• _What you should do_: Without including any pictures, write out the listing below exactly.

• _Collected data_:
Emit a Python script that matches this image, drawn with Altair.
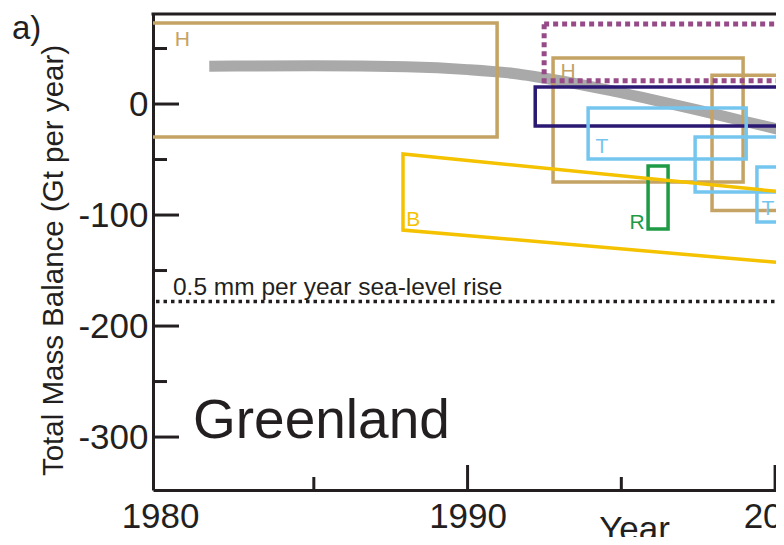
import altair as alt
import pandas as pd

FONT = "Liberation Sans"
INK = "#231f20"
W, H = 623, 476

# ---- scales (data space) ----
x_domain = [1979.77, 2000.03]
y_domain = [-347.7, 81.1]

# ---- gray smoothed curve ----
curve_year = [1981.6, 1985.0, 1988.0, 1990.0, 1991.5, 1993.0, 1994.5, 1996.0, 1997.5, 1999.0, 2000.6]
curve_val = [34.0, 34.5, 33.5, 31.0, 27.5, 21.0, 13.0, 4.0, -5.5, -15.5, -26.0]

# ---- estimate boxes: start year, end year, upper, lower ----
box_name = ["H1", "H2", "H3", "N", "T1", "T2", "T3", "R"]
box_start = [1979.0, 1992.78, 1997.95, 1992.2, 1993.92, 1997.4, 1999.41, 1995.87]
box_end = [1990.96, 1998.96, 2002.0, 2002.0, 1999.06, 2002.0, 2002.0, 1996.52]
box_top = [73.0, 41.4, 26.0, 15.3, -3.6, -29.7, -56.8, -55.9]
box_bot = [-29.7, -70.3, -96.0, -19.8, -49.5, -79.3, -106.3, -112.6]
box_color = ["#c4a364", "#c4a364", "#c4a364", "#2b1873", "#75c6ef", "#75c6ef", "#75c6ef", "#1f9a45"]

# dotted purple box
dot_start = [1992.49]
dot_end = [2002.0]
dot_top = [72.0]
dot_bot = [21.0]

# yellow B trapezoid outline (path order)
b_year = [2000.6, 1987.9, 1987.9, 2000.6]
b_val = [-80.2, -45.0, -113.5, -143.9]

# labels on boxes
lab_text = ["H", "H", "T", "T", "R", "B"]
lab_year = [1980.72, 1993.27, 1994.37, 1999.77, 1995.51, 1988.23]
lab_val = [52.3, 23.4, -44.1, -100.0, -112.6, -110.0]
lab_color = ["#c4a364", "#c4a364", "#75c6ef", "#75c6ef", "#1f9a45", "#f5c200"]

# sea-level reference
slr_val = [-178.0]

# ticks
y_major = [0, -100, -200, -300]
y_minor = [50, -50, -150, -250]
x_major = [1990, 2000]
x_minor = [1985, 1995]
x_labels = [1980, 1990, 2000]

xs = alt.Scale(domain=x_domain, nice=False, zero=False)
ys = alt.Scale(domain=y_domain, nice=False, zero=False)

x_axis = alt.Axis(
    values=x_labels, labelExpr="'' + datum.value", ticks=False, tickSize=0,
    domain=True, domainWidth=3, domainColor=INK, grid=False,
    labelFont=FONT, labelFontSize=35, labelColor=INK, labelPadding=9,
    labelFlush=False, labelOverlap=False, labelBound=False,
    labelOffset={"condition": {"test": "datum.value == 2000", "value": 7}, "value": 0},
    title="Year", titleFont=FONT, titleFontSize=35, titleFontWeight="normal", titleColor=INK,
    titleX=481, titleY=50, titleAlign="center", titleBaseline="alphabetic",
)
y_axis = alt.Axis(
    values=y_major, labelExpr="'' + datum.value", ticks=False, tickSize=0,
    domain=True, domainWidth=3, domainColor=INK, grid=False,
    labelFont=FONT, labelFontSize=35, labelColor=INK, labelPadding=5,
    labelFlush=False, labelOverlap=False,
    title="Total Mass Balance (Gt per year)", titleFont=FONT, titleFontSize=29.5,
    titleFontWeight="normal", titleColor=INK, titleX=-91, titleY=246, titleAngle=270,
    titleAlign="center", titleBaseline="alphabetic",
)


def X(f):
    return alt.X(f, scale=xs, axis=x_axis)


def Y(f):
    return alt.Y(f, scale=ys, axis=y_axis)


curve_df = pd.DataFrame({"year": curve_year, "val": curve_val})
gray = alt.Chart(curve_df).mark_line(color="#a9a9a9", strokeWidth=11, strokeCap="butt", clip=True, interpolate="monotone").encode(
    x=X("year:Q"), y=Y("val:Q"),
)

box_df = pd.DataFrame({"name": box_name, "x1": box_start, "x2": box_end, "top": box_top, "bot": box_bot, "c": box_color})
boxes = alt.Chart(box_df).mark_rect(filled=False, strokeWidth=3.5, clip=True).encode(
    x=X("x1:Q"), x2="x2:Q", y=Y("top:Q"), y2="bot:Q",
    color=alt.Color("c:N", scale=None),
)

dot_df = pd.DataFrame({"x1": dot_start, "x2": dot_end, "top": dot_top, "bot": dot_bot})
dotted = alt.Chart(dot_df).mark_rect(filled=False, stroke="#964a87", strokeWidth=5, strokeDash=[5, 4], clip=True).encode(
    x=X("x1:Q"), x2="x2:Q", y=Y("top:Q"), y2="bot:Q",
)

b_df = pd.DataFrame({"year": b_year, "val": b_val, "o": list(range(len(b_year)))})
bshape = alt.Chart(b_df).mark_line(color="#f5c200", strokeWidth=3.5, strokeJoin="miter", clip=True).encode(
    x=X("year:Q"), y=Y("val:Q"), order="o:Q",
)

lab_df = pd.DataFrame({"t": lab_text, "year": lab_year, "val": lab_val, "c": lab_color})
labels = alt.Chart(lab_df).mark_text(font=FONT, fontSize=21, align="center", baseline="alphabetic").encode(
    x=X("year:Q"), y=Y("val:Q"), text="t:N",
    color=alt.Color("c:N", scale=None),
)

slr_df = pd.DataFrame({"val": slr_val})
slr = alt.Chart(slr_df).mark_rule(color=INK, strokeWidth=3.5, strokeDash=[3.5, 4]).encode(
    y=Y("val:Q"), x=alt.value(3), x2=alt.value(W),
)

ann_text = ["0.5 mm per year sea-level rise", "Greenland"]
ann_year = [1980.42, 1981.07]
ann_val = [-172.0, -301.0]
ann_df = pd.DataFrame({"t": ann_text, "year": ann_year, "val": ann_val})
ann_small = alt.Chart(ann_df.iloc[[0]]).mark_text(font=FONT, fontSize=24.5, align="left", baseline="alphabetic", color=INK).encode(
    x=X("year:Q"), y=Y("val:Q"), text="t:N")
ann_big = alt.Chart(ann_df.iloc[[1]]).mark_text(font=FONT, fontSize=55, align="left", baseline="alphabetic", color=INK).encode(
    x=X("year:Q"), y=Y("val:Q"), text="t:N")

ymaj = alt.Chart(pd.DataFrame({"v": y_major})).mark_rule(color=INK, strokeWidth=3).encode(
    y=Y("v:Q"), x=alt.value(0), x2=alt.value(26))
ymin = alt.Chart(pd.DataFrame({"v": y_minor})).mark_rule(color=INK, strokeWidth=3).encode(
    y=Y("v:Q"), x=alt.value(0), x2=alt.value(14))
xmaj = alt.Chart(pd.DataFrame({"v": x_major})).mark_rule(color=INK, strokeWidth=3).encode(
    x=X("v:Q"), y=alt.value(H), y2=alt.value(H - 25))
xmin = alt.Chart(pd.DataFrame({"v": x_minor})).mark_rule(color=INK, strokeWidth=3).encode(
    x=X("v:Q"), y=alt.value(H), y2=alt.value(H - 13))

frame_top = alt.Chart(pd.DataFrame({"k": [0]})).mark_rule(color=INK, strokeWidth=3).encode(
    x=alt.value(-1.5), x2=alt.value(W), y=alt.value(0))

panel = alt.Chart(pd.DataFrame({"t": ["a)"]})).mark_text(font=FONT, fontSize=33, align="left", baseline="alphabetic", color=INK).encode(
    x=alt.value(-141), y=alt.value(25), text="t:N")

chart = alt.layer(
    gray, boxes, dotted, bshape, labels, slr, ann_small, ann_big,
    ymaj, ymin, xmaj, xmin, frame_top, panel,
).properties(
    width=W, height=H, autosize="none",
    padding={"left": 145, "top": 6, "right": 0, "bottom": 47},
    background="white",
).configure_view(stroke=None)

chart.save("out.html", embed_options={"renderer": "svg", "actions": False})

• _Result for this task_:
Emit a Python script that matches this image, drawn with Altair.
import altair as alt
import pandas as pd

FONT = "Liberation Sans"
INK = "#231f20"
W, H = 623, 476

# ---- scales (data space) ----
x_domain = [1979.77, 2000.03]
y_domain = [-347.7, 81.1]

# ---- gray smoothed curve ----
curve_year = [1981.6, 1985.0, 1988.0, 1990.0, 1991.5, 1993.0, 1994.5, 1996.0, 1997.5, 1999.0, 2000.6]
curve_val = [34.0, 34.5, 33.5, 31.0, 27.5, 21.0, 13.0, 4.0, -5.5, -15.5, -26.0]

# ---- estimate boxes: start year, end year, upper, lower ----
box_name = ["H1", "H2", "H3", "N", "T1", "T2", "T3", "R"]
box_start = [1979.0, 1992.78, 1997.95, 1992.2, 1993.92, 1997.4, 1999.41, 1995.87]
box_end = [1990.96, 1998.96, 2002.0, 2002.0, 1999.06, 2002.0, 2002.0, 1996.52]
box_top = [73.0, 41.4, 26.0, 15.3, -3.6, -29.7, -56.8, -55.9]
box_bot = [-29.7, -70.3, -96.0, -19.8, -49.5, -79.3, -106.3, -112.6]
box_color = ["#c4a364", "#c4a364", "#c4a364", "#2b1873", "#75c6ef", "#75c6ef", "#75c6ef", "#1f9a45"]

# dotted purple box
dot_start = [1992.49]
dot_end = [2002.0]
dot_top = [72.0]
dot_bot = [21.0]

# yellow B trapezoid outline (path order)
b_year = [2000.6, 1987.9, 1987.9, 2000.6]
b_val = [-80.2, -45.0, -113.5, -143.9]

# labels on boxes
lab_text = ["H", "H", "T", "T", "R", "B"]
lab_year = [1980.72, 1993.27, 1994.37, 1999.77, 1995.51, 1988.23]
lab_val = [52.3, 23.4, -44.1, -100.0, -112.6, -110.0]
lab_color = ["#c4a364", "#c4a364", "#75c6ef", "#75c6ef", "#1f9a45", "#f5c200"]

# sea-level reference
slr_val = [-178.0]

# ticks
y_major = [0, -100, -200, -300]
y_minor = [50, -50, -150, -250]
x_major = [1990, 2000]
x_minor = [1985, 1995]
x_labels = [1980, 1990, 2000]

xs = alt.Scale(domain=x_domain, nice=False, zero=False)
ys = alt.Scale(domain=y_domain, nice=False, zero=False)

x_axis = alt.Axis(
    values=x_labels, labelExpr="'' + datum.value", ticks=False, tickSize=0,
    domain=True, domainWidth=3, domainColor=INK, grid=False,
    labelFont=FONT, labelFontSize=35, labelColor=INK, labelPadding=9,
    labelFlush=False, labelOverlap=False, labelBound=False,
    labelOffset={"condition": {"test": "datum.value == 2000", "value": 7}, "value": 0},
    title="Year", titleFont=FONT, titleFontSize=35, titleFontWeight="normal", titleColor=INK,
    titleX=481, titleY=50, titleAlign="center", titleBaseline="alphabetic",
)
y_axis = alt.Axis(
    values=y_major, labelExpr="'' + datum.value", ticks=False, tickSize=0,
    domain=True, domainWidth=3, domainColor=INK, grid=False,
    labelFont=FONT, labelFontSize=35, labelColor=INK, labelPadding=5,
    labelFlush=False, labelOverlap=False,
    title="Total Mass Balance (Gt per year)", titleFont=FONT, titleFontSize=29.5,
    titleFontWeight="normal", titleColor=INK, titleX=-91, titleY=246, titleAngle=270,
    titleAlign="center", titleBaseline="alphabetic",
)


def X(f):
    return alt.X(f, scale=xs, axis=x_axis)


def Y(f):
    return alt.Y(f, scale=ys, axis=y_axis)


curve_df = pd.DataFrame({"year": curve_year, "val": curve_val})
gray = alt.Chart(curve_df).mark_line(color="#a9a9a9", strokeWidth=11, strokeCap="butt", clip=True, interpolate="monotone").encode(
    x=X("year:Q"), y=Y("val:Q"),
)

box_df = pd.DataFrame({"name": box_name, "x1": box_start, "x2": box_end, "top": box_top, "bot": box_bot, "c": box_color})
boxes = alt.Chart(box_df).mark_rect(filled=False, strokeWidth=3.5, clip=True).encode(
    x=X("x1:Q"), x2="x2:Q", y=Y("top:Q"), y2="bot:Q",
    color=alt.Color("c:N", scale=None),
)

dot_df = pd.DataFrame({"x1": dot_start, "x2": dot_end, "top": dot_top, "bot": dot_bot})
dotted = alt.Chart(dot_df).mark_rect(filled=False, stroke="#964a87", strokeWidth=5, strokeDash=[5, 4], clip=True).encode(
    x=X("x1:Q"), x2="x2:Q", y=Y("top:Q"), y2="bot:Q",
)

b_df = pd.DataFrame({"year": b_year, "val": b_val, "o": list(range(len(b_year)))})
bshape = alt.Chart(b_df).mark_line(color="#f5c200", strokeWidth=3.5, strokeJoin="miter", clip=True).encode(
    x=X("year:Q"), y=Y("val:Q"), order="o:Q",
)

lab_df = pd.DataFrame({"t": lab_text, "year": lab_year, "val": lab_val, "c": lab_color})
labels = alt.Chart(lab_df).mark_text(font=FONT, fontSize=21, align="center", baseline="alphabetic").encode(
    x=X("year:Q"), y=Y("val:Q"), text="t:N",
    color=alt.Color("c:N", scale=None),
)

slr_df = pd.DataFrame({"val": slr_val})
slr = alt.Chart(slr_df).mark_rule(color=INK, strokeWidth=3.5, strokeDash=[3.5, 4]).encode(
    y=Y("val:Q"), x=alt.value(3), x2=alt.value(W),
)

ann_text = ["0.5 mm per year sea-level rise", "Greenland"]
ann_year = [1980.42, 1981.07]
ann_val = [-172.0, -301.0]
ann_df = pd.DataFrame({"t": ann_text, "year": ann_year, "val": ann_val})
ann_small = alt.Chart(ann_df.iloc[[0]]).mark_text(font=FONT, fontSize=24.5, align="left", baseline="alphabetic", color=INK).encode(
    x=X("year:Q"), y=Y("val:Q"), text="t:N")
ann_big = alt.Chart(ann_df.iloc[[1]]).mark_text(font=FONT, fontSize=55, align="left", baseline="alphabetic", color=INK).encode(
    x=X("year:Q"), y=Y("val:Q"), text="t:N")

ymaj = alt.Chart(pd.DataFrame({"v": y_major})).mark_rule(color=INK, strokeWidth=3).encode(
    y=Y("v:Q"), x=alt.value(0), x2=alt.value(26))
ymin = alt.Chart(pd.DataFrame({"v": y_minor})).mark_rule(color=INK, strokeWidth=3).encode(
    y=Y("v:Q"), x=alt.value(0), x2=alt.value(14))
xmaj = alt.Chart(pd.DataFrame({"v": x_major})).mark_rule(color=INK, strokeWidth=3).encode(
    x=X("v:Q"), y=alt.value(H), y2=alt.value(H - 25))
xmin = alt.Chart(pd.DataFrame({"v": x_minor})).mark_rule(color=INK, strokeWidth=3).encode(
    x=X("v:Q"), y=alt.value(H), y2=alt.value(H - 13))

frame_top = alt.Chart(pd.DataFrame({"k": [0]})).mark_rule(color=INK, strokeWidth=3).encode(
    x=alt.value(-1.5), x2=alt.value(W), y=alt.value(0))

panel = alt.Chart(pd.DataFrame({"t": ["a)"]})).mark_text(font=FONT, fontSize=33, align="left", baseline="alphabetic", color=INK).encode(
    x=alt.value(-141), y=alt.value(25), text="t:N")

chart = alt.layer(
    gray, boxes, dotted, bshape, labels, slr, ann_small, ann_big,
    ymaj, ymin, xmaj, xmin, frame_top, panel,
).properties(
    width=W, height=H, autosize="none",
    padding={"left": 145, "top": 6, "right": 0, "bottom": 47},
    background="white",
).configure_view(stroke=None)

chart.save("out.html", embed_options={"renderer": "svg", "actions": False})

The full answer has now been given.